- **Stored items from a collection**
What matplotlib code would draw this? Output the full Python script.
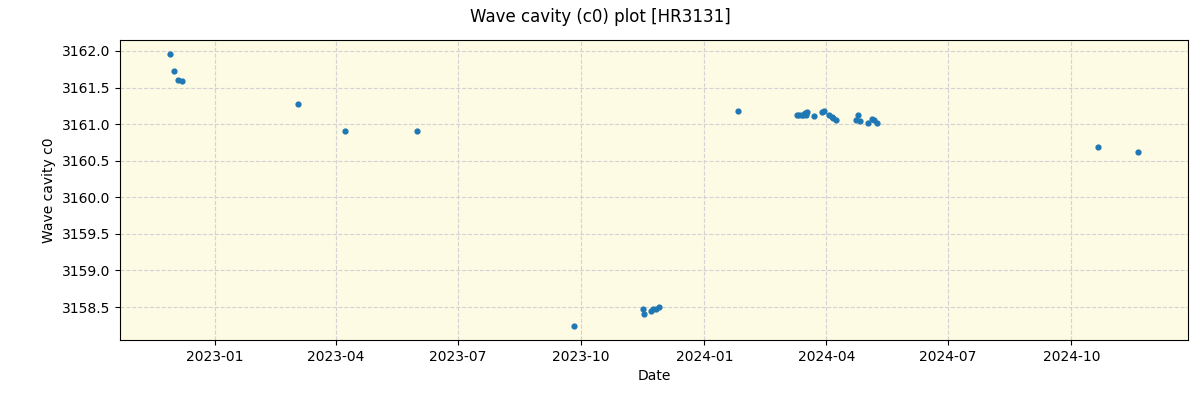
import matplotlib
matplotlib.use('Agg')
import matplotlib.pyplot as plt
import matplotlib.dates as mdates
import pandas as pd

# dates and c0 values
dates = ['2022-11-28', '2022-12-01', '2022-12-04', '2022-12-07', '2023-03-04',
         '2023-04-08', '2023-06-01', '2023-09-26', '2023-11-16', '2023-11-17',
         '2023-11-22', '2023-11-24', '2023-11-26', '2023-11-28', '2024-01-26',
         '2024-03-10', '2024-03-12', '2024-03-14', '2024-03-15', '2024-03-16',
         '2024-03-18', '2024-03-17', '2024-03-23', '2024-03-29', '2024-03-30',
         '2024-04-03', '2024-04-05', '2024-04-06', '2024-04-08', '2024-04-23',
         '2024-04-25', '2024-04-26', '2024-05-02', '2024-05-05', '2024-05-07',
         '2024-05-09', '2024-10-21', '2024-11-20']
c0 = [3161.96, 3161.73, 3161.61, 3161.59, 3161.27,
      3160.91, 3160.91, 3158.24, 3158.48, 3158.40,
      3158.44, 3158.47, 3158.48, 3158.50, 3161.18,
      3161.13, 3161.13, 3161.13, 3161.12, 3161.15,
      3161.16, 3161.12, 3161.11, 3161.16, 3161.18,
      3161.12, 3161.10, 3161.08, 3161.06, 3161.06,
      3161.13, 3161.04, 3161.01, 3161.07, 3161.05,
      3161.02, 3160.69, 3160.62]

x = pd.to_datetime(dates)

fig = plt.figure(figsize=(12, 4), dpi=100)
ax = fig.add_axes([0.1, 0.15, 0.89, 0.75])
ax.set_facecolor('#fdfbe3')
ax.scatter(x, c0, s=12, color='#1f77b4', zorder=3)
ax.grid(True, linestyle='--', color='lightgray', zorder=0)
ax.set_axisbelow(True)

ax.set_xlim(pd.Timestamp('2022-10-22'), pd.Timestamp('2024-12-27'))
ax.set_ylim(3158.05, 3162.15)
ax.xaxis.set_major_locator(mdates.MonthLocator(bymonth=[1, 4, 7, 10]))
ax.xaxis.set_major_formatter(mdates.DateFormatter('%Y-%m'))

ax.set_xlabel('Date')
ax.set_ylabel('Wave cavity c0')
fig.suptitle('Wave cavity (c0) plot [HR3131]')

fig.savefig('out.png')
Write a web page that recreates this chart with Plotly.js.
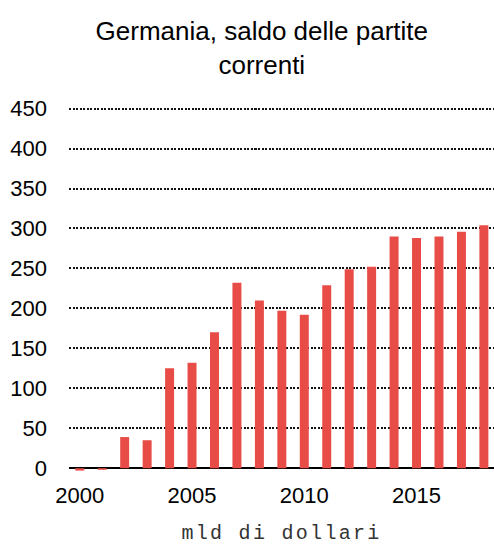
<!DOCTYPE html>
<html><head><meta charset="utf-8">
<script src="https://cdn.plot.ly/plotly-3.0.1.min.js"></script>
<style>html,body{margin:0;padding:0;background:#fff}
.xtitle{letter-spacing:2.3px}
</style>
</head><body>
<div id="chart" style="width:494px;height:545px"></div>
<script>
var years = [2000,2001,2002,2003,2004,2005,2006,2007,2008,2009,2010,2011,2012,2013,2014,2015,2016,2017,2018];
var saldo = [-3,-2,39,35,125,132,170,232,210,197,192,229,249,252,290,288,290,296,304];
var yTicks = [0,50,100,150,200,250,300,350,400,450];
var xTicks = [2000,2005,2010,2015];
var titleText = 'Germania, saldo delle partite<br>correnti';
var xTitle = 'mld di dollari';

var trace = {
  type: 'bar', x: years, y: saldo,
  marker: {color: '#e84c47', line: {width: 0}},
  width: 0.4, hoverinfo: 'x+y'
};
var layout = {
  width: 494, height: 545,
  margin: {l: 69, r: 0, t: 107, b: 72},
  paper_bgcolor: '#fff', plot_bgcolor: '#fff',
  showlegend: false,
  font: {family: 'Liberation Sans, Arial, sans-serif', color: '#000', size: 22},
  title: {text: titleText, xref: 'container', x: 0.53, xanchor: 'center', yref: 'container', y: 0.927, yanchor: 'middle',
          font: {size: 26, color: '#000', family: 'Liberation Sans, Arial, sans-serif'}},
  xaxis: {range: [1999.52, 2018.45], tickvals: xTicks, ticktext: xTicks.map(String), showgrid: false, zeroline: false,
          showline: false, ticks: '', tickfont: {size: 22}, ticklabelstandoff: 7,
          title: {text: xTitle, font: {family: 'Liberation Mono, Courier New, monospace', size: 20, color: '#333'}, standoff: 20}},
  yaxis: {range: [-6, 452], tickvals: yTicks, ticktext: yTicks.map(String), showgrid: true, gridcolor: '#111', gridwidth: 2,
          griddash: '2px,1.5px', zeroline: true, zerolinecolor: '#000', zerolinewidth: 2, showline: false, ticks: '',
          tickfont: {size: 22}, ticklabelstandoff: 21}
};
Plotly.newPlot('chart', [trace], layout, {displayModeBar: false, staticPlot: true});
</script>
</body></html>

- **EXERCISE GOAL**
Copy out exactly the material that runs from the line with "Write a web" to the line with "var xTitle = 'mld di dollari';", ends included, and leave the pictures behind.

- **EXERCISE SOLUTION**
Write a web page that recreates this chart with Plotly.js.
<!DOCTYPE html>
<html><head><meta charset="utf-8">
<script src="https://cdn.plot.ly/plotly-3.0.1.min.js"></script>
<style>html,body{margin:0;padding:0;background:#fff}
.xtitle{letter-spacing:2.3px}
</style>
</head><body>
<div id="chart" style="width:494px;height:545px"></div>
<script>
var years = [2000,2001,2002,2003,2004,2005,2006,2007,2008,2009,2010,2011,2012,2013,2014,2015,2016,2017,2018];
var saldo = [-3,-2,39,35,125,132,170,232,210,197,192,229,249,252,290,288,290,296,304];
var yTicks = [0,50,100,150,200,250,300,350,400,450];
var xTicks = [2000,2005,2010,2015];
var titleText = 'Germania, saldo delle partite<br>correnti';
var xTitle = 'mld di dollari';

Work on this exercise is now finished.